_What needs to be done_
Locate every line that holds the string "with" and copy it.

_Supplied data_
--
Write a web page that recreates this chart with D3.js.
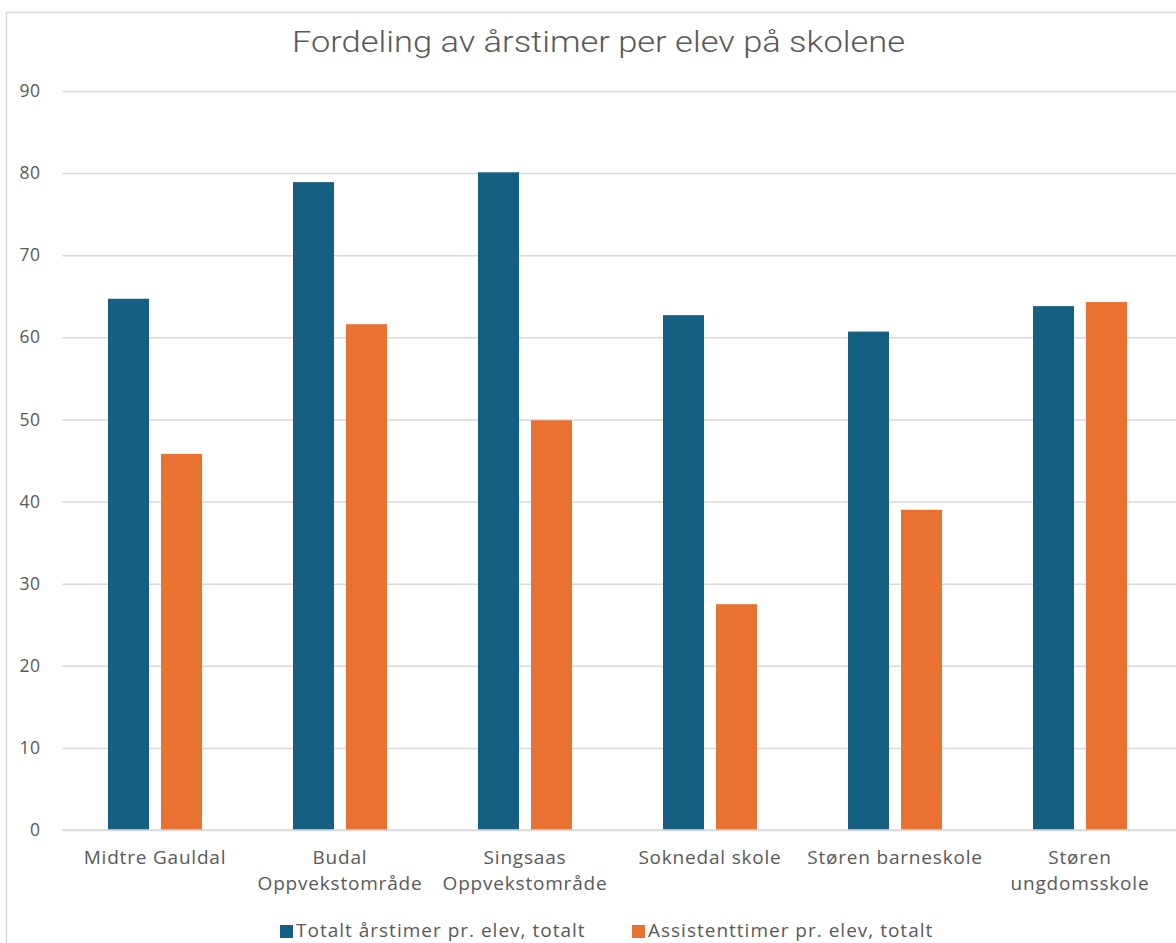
<!DOCTYPE html>
<html>
<head>
<meta charset="utf-8">
<script src="https://cdn.jsdelivr.net/npm/d3@7"></script>
<style>
  body { margin: 0; background: #fff; }
  svg { display: block; }
  text { font-family: "Open Sans", "Noto Sans", sans-serif; fill: #595959; }
</style>
</head>
<body>
<svg id="chart" width="1176" height="943"></svg>
<script>
const categories = [
  ['Midtre Gauldal'],
  ['Budal', 'Oppvekstområde'],
  ['Singsaas', 'Oppvekstområde'],
  ['Soknedal skole'],
  ['Støren barneskole'],
  ['Støren', 'ungdomsskole']
]
const totalHours = [64.7, 78.9, 80.1, 62.7, 60.7, 63.8]
const assistantHours = [45.8, 61.6, 49.9, 27.5, 39.0, 64.3]
const seriesNames = ['Totalt årstimer pr. elev, totalt', 'Assistenttimer pr. elev, totalt']
const seriesColors = ['#156082', '#e97132']
const yTicks = [0, 10, 20, 30, 40, 50, 60, 70, 80, 90]

const svg = d3.select('#chart')
const margin = {top: 91, right: 4, bottom: 113, left: 62.5}
const width = 1176, height = 943

// chart frame
svg.append('rect')
  .attr('x', 6.5).attr('y', 12.5)
  .attr('width', 1200).attr('height', 1000)
  .attr('fill', 'none').attr('stroke', '#d9d9d9').attr('stroke-width', 1.5)

svg.append('text')
  .attr('x', 292).attr('y', 52)
  .attr('font-size', 30)
  .attr('font-weight', 300)
  .attr('textLength', 613)
  .attr('lengthAdjust', 'spacingAndGlyphs')
  .style('font-family', '"Roboto", sans-serif')
  .text('Fordeling av årstimer per elev på skolene')

const x = d3.scaleBand()
  .domain(d3.range(categories.length))
  .range([margin.left, margin.left + 185 * 6])

const y = d3.scaleLinear()
  .domain([0, 90])
  .range([height - margin.bottom, margin.top])

// gridlines + y labels
const yAxis = svg.append('g')
  .attr('transform', `translate(${margin.left},0)`)
  .call(d3.axisLeft(y).tickValues(yTicks).tickSize(-(width - margin.left)).tickPadding(22))
yAxis.select('.domain').remove()
yAxis.selectAll('.tick line').attr('stroke', '#d9d9d9').attr('stroke-width', 1.5)
yAxis.selectAll('.tick text')
  .attr('font-size', 17.5)
  .attr('fill', '#595959')
  .style('letter-spacing', '0.5px')
  .style('font-family', '"Open Sans", sans-serif')

const inner = d3.scaleBand()
  .domain([0, 1])
  .range([45.5, 139.5])
  .paddingInner(0.226)

const series = [totalHours, assistantHours]
series.forEach((values, si) => {
  svg.append('g')
    .selectAll('rect')
    .data(values)
    .join('rect')
    .attr('x', (d, i) => x(i) + inner(si))
    .attr('width', inner.bandwidth())
    .attr('y', d => y(d))
    .attr('height', d => y(0) - y(d))
    .attr('fill', seriesColors[si])
})

// baseline
svg.append('line')
  .attr('x1', margin.left).attr('x2', width)
  .attr('y1', y(0)).attr('y2', y(0))
  .attr('stroke', '#d9d9d9').attr('stroke-width', 1.5)

// category labels
const labels = svg.append('g')
  .selectAll('text')
  .data(categories)
  .join('text')
  .attr('x', (d, i) => x(i) + x.bandwidth() / 2)
  .attr('y', 864)
  .attr('text-anchor', 'middle')
  .attr('font-size', 19)
  .style('letter-spacing', '0.8px')
labels.selectAll('tspan')
  .data(d => d)
  .join('tspan')
  .attr('x', function () { return d3.select(this.parentNode).attr('x') })
  .attr('dy', (d, i) => i === 0 ? 0 : 26)
  .text(d => d)

// legend
const legendX = [280, 632]
const legend = svg.append('g')
  .selectAll('g')
  .data(seriesNames)
  .join('g')
  .attr('transform', (d, i) => `translate(${legendX[i]},937)`)
legend.append('rect')
  .attr('x', 0).attr('y', -12)
  .attr('width', 13).attr('height', 13)
  .attr('fill', (d, i) => seriesColors[i])
legend.append('text')
  .attr('x', 16).attr('y', 0)
  .attr('font-size', 19)
  .style('letter-spacing', '1px')
  .text(d => d)
</script>
</body>
</html>
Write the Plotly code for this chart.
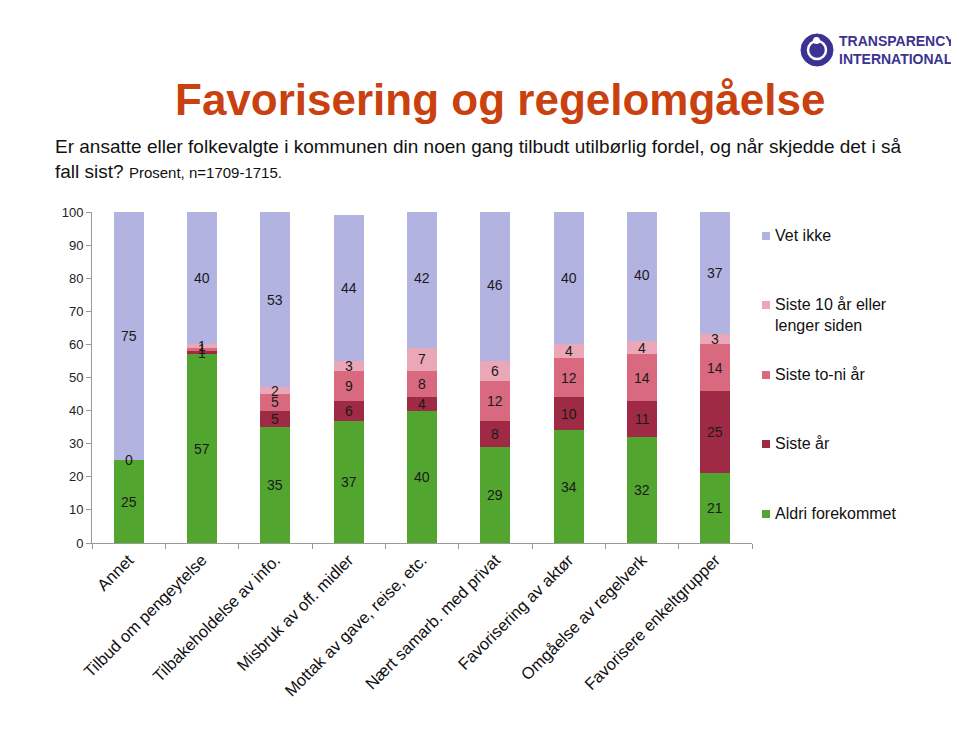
import plotly.graph_objects as go

categories = ["Annet", "Tilbud om pengeytelse", "Tilbakeholdelse av info.",
              "Misbruk av off. midler", "Mottak av gave, reise, etc.",
              "Nært samarb. med privat", "Favorisering av aktør",
              "Omgåelse av regelverk", "Favorisere enkeltgrupper"]

aldri = [25, 57, 35, 37, 40, 29, 34, 32, 21]
siste_aar = [0, 1, 5, 6, 4, 8, 10, 11, 25]
siste_to_ni = [None, 1, 5, 9, 8, 12, 12, 14, 14]
siste_10 = [None, 1, 2, 3, 7, 6, 4, 4, 3]
vet_ikke = [75, 40, 53, 44, 42, 46, 40, 40, 37]

series_names = ["Aldri forekommet", "Siste år", "Siste to-ni år",
                "Siste 10 år eller<br>lenger siden", "Vet ikke"]
series_values = [aldri, siste_aar, siste_to_ni, siste_10, vet_ikke]
series_colors = ["#52A52E", "#9E2A45", "#D8697F", "#EAA7B8", "#B3B3E1"]

FONT = "Arial, Liberation Sans, sans-serif"

# page has an 8px body margin; figure geometry in pixels (decoration placement only)
OFF = 8
W, H = 951, 729
L, R, T, B = 84, 207, 204, 194
PW, PH = W - L - R, H - T - B


def px(x):
    """reference-screenshot x pixel -> paper x"""
    return (x - OFF - L) / PW


def py(y):
    """reference-screenshot y pixel -> paper y"""
    return (H - B - (y - OFF)) / PH


fig = go.Figure()
annotations = []
shapes = []
cum = [0.0] * len(categories)
for name, vals, color in zip(series_names, series_values, series_colors):
    yv = [v if v is not None else 0 for v in vals]
    fig.add_trace(go.Bar(
        x=categories, y=yv, name=name.replace("<br>", " "),
        marker=dict(color=color, line=dict(width=0)),
        showlegend=False, hoverinfo="x+y+name",
    ))
    for j, v in enumerate(vals):
        if v is not None:
            annotations.append(dict(
                x=categories[j], y=cum[j] + v / 2, xref="x", yref="y",
                text=str(v), showarrow=False,
                font=dict(family=FONT, size=14, color="#1a1a1a"),
            ))
        cum[j] += yv[j]

# legend (drawn manually to match the original's spacing)
legend_y = {"Vet ikke": 236, "Siste 10 år eller<br>lenger siden": 305,
            "Siste to-ni år": 375, "Siste år": 444, "Aldri forekommet": 514}
for name, color in zip(series_names, series_colors):
    yc = legend_y[name]
    shapes.append(dict(type="rect", xref="paper", yref="paper",
                       x0=px(762), x1=px(770), y0=py(yc + 4), y1=py(yc - 4),
                       fillcolor=color, line=dict(width=0)))
    annotations.append(dict(
        x=px(773), y=py(yc - 11), xref="paper", yref="paper",
        xanchor="left", yanchor="top", align="left", showarrow=False,
        text=name, font=dict(family=FONT, size=16, color="#111111"),
    ))

# titles
annotations.append(dict(
    x=px(500), y=py(100), xref="paper", yref="paper", xanchor="center", yanchor="middle",
    text="<b>Favorisering og regelomgåelse</b>", showarrow=False,
    font=dict(family=FONT, size=44, color="#C9410F"),
))
annotations.append(dict(
    x=px(53), y=py(134), xref="paper", yref="paper", xanchor="left", yanchor="top",
    align="left", showarrow=False,
    text=("Er ansatte eller folkevalgte i kommunen din noen gang tilbudt utilbørlig fordel, og når skjedde det i så<br>"
          "fall sist? <span style='font-size:15px'>Prosent, n=1709-1715.</span>"),
    font=dict(family=FONT, size=19, color="#111111"),
))
# logo
annotations.append(dict(
    x=px(837), y=py(50), xref="paper", yref="paper", xanchor="left", yanchor="middle",
    align="left", showarrow=False,
    text="<b>TRANSPARENCY<br>INTERNATIONAL</b>",
    font=dict(family=FONT, size=14, color="#3A3393"),
))
shapes += [
    dict(type="circle", xref="paper", yref="paper",
         x0=px(801), x1=px(833), y0=py(66), y1=py(34),
         fillcolor="#3A3393", line=dict(color="#3A3393", width=1)),
    dict(type="circle", xref="paper", yref="paper",
         x0=px(808), x1=px(826), y0=py(59), y1=py(41),
         fillcolor="rgba(0,0,0,0)", line=dict(color="white", width=2.5)),
    dict(type="circle", xref="paper", yref="paper",
         x0=px(813), x1=px(820), y0=py(44), y1=py(37),
         fillcolor="white", line=dict(color="white", width=0)),
]

fig.update_layout(
    barmode="stack",
    bargap=0.59,
    width=W, height=H,
    margin=dict(l=L, r=R, t=T, b=B, autoexpand=False),
    paper_bgcolor="white", plot_bgcolor="white",
    font=dict(family=FONT, color="#222222"),
    annotations=annotations,
    shapes=shapes,
    showlegend=False,
    xaxis=dict(
        range=[-0.5, 8.5], tickangle=-45, showline=True, linecolor="#9a9a9a",
        ticks="outside", tickson="boundaries", ticklen=5, tickcolor="#9a9a9a",
        tickfont=dict(family=FONT, size=16.5, color="#111111"), showgrid=False,
    ),
    yaxis=dict(
        range=[0, 100], dtick=10, showline=True, linecolor="#9a9a9a",
        ticks="outside", ticklen=5, tickcolor="#9a9a9a", showgrid=False,
        zeroline=False, tickfont=dict(family=FONT, size=13, color="#222222"),
    ),
)

fig.write_html("out.html")
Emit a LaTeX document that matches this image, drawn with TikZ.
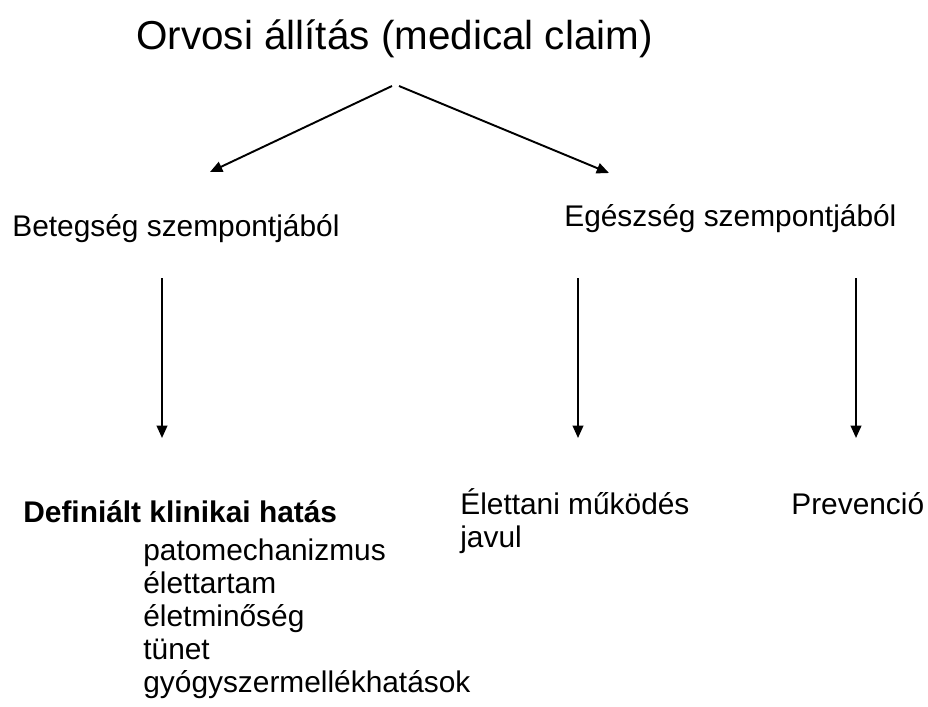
\documentclass[tikz,border=0pt]{standalone}
\usepackage{fontspec}
\setmainfont{Liberation Sans}
\usepackage{tikz}
\usetikzlibrary{arrows.meta, positioning}

\begin{document}
\begin{tikzpicture}[
  x=0.02cm, y=-0.02cm,
  txt/.style={anchor=base west, inner sep=0pt, font=\fontsize{17}{20}\selectfont},
  head/.style={anchor=base west, inner sep=0pt, font=\fontsize{23}{28}\selectfont},
  arrow/.style={-{Triangle[length=7pt, width=6pt]}, line width=1.1pt},
]
  \useasboundingbox (0,0) rectangle (928,706);

  \node[head] (claim) at (136,50) {Orvosi állítás (medical claim)};
  \node[txt] (illness) at (12,236) {Betegség szempontjából};
  \node[txt] (health)  at (564,226) {Egészség szempontjából};

  \node[txt, font=\fontsize{17}{20}\selectfont\bfseries] (clinic) at (23,522) {Definiált klinikai hatás};
  \node[txt] (pato)  at (143,560) {patomechanizmus};
  \node[txt] (life)  at (143,593) {élettartam};
  \node[txt] (qual)  at (143,626) {életminőség};
  \node[txt] (sympt) at (143,659) {tünet};
  \node[txt] (side)  at (143,692) {gyógyszermellékhatások};

  \node[txt] (physio) at (460,514) {Élettani működés};
  \node[txt] (javul)  at (460,547) {javul};
  \node[txt] (prev)   at (791,514) {Prevenció};

  % arrow ends
  \coordinate (splitL) at (392,86);
  \coordinate (splitR) at (399,86);
  \coordinate (tipL)   at (210,172);
  \coordinate (tipR)   at (609,173);
  \coordinate (topA) at (162,278);
  \coordinate (botA) at (162,438);
  \coordinate (topB) at (578,278);
  \coordinate (botB) at (578,438);
  \coordinate (topC) at (856,278);
  \coordinate (botC) at (856,438);

  \draw[arrow] (splitL) -- (tipL);
  \draw[arrow] (splitR) -- (tipR);
  \draw[arrow] (topA) -- (botA);
  \draw[arrow] (topB) -- (botB);
  \draw[arrow] (topC) -- (botC);
\end{tikzpicture}
\end{document}
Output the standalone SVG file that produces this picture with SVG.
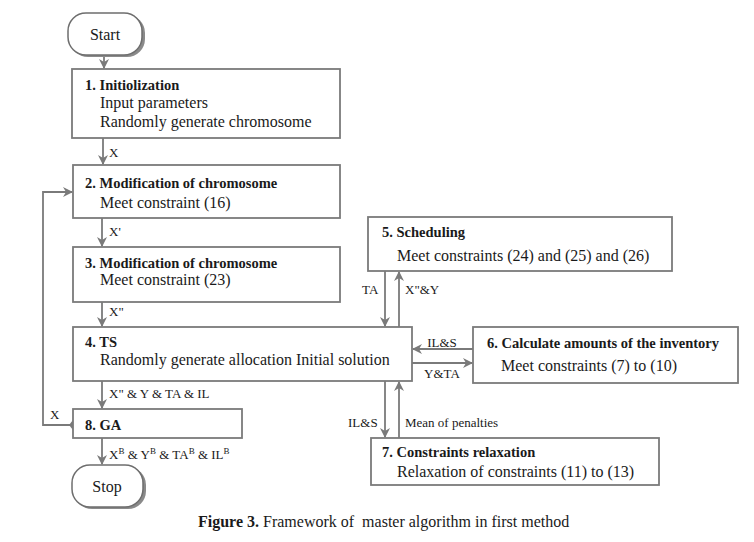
<svg xmlns="http://www.w3.org/2000/svg" width="754" height="542" viewBox="0 0 754 542">
<style>
  .box { fill: #ffffff; stroke: #7a7a7a; stroke-width: 1.8; }
  .term { fill: #ffffff; stroke: #6e6e6e; stroke-width: 1.5; }
  .shadow { fill: #8a8a8a; }
  .t { font-family: "Liberation Serif", "Times New Roman", serif; font-size: 16px; fill: #1a1a1a; }
  .b { font-family: "Liberation Serif", "Times New Roman", serif; font-size: 14.5px; font-weight: bold; fill: #1a1a1a; }
  .l { font-family: "Liberation Serif", "Times New Roman", serif; font-size: 13px; fill: #1a1a1a; }
  .c { fill: none; stroke: #7a7a7a; stroke-width: 1.8; }
</style>
<defs>
  <marker id="ah" markerWidth="10" markerHeight="10" refX="9" refY="5" orient="auto" markerUnits="userSpaceOnUse">
    <path d="M0,0 L10,5 L0,10 L3,5 Z" fill="#7a7a7a"/>
  </marker>
</defs>
<rect width="754" height="542" fill="#ffffff"/>

<g id="connectors">
  <line class="c" x1="104" y1="55" x2="104" y2="68" marker-end="url(#ah)"/>
  <line class="c" x1="103" y1="138" x2="103" y2="164" marker-end="url(#ah)"/>
  <line class="c" x1="102" y1="218" x2="102" y2="246" marker-end="url(#ah)"/>
  <line class="c" x1="102" y1="302" x2="102" y2="326" marker-end="url(#ah)"/>
  <line class="c" x1="102" y1="381" x2="102" y2="408" marker-end="url(#ah)"/>
  <line class="c" x1="102" y1="438" x2="102" y2="464" marker-end="url(#ah)"/>
  <polyline class="c" points="73,425 43,425 43,192 72,192" marker-end="url(#ah)"/>
  <path d="M73,420 L77,425 L73,430 L69,425 Z" fill="#7a7a7a"/>
  <line class="c" x1="385" y1="271" x2="385" y2="326" marker-end="url(#ah)"/>
  <line class="c" x1="399" y1="327" x2="399" y2="272" marker-end="url(#ah)"/>
  <line class="c" x1="473" y1="349" x2="413" y2="349" marker-end="url(#ah)"/>
  <line class="c" x1="412" y1="363" x2="472" y2="363" marker-end="url(#ah)"/>
  <line class="c" x1="385" y1="381" x2="385" y2="437" marker-end="url(#ah)"/>
  <line class="c" x1="399" y1="438" x2="399" y2="382" marker-end="url(#ah)"/>
  <text class="l" x="109" y="157">X</text>
  <text class="l" x="109" y="236">X'</text>
  <text class="l" x="109" y="316">X"</text>
  <text class="l" x="109" y="398">X" &amp; Y &amp; TA &amp; IL</text>
  <text class="l" x="109" y="459">X<tspan font-size="9" dy="-5">B</tspan><tspan dy="5"> &amp; Y</tspan><tspan font-size="9" dy="-5">B</tspan><tspan dy="5"> &amp; TA</tspan><tspan font-size="9" dy="-5">B</tspan><tspan dy="5"> &amp; IL</tspan><tspan font-size="9" dy="-5">B</tspan></text>
  <text class="l" x="50" y="419">X</text>
  <text class="l" x="362" y="294">TA</text>
  <text class="l" x="405" y="294">X"&amp;Y</text>
  <text class="l" x="442" y="347" text-anchor="middle">IL&amp;S</text>
  <text class="l" x="442" y="378" text-anchor="middle">Y&amp;TA</text>
  <text class="l" x="348" y="427">IL&amp;S</text>
  <text class="l" x="405" y="427">Mean of penalties</text>
</g>

<g id="start">
  <rect class="shadow" x="70" y="15" width="75" height="42" rx="18"/>
  <rect class="term" x="68" y="13" width="74" height="42" rx="18"/>
  <text class="t" x="105" y="40" text-anchor="middle">Start</text>
</g>

<g id="n1">
  <rect class="box" x="72" y="69" width="268" height="69"/>
  <text class="b" x="85" y="90">1. Initiolization</text>
  <text class="t" x="100" y="108">Input parameters</text>
  <text class="t" x="100" y="127">Randomly generate chromosome</text>
</g>

<g id="n2">
  <rect class="box" x="73" y="165" width="267" height="53"/>
  <text class="b" x="85" y="188">2. Modification of chromosome</text>
  <text class="t" x="100" y="208">Meet constraint (16)</text>
</g>

<g id="n3">
  <rect class="box" x="73" y="247" width="267" height="55"/>
  <text class="b" x="85" y="268">3. Modification of chromosome</text>
  <text class="t" x="100" y="285">Meet constraint (23)</text>
</g>

<g id="n4">
  <rect class="box" x="73" y="327" width="339" height="54"/>
  <text class="b" x="85" y="347">4. TS</text>
  <text class="t" x="100" y="365">Randomly generate allocation Initial solution</text>
</g>

<g id="n5">
  <rect class="box" x="368" y="217" width="304" height="54"/>
  <text class="b" x="382" y="237">5. Scheduling</text>
  <text class="t" x="397" y="261">Meet constraints (24) and (25) and (26)</text>
</g>

<g id="n6">
  <rect class="box" x="473" y="327" width="265" height="56"/>
  <text class="b" x="487" y="348">6. Calculate amounts of the inventory</text>
  <text class="t" x="501" y="371">Meet constraints (7) to (10)</text>
</g>

<g id="n7">
  <rect class="box" x="371" y="438" width="288" height="47"/>
  <text class="b" x="382" y="457">7. Constraints relaxation</text>
  <text class="t" x="397" y="477">Relaxation of constraints (11) to (13)</text>
</g>

<g id="n8">
  <rect class="box" x="73" y="409" width="169" height="29"/>
  <text class="b" x="85" y="430">8. GA</text>
</g>

<g id="stop">
  <rect class="shadow" x="74" y="467" width="72" height="42" rx="18"/>
  <rect class="term" x="72" y="465" width="71" height="42" rx="18"/>
  <text class="t" x="107" y="492" text-anchor="middle">Stop</text>
</g>

<text class="t" x="198" y="527" xml:space="preserve"><tspan font-weight="bold">Figure 3.</tspan> Framework of  master algorithm in first method</text>
</svg>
--
_Final answer_
Write a web page that recreates this chart with D3.js.
Emit a LaTeX document that matches this image, drawn with TikZ.
Output the standalone SVG file that produces this picture with SVG.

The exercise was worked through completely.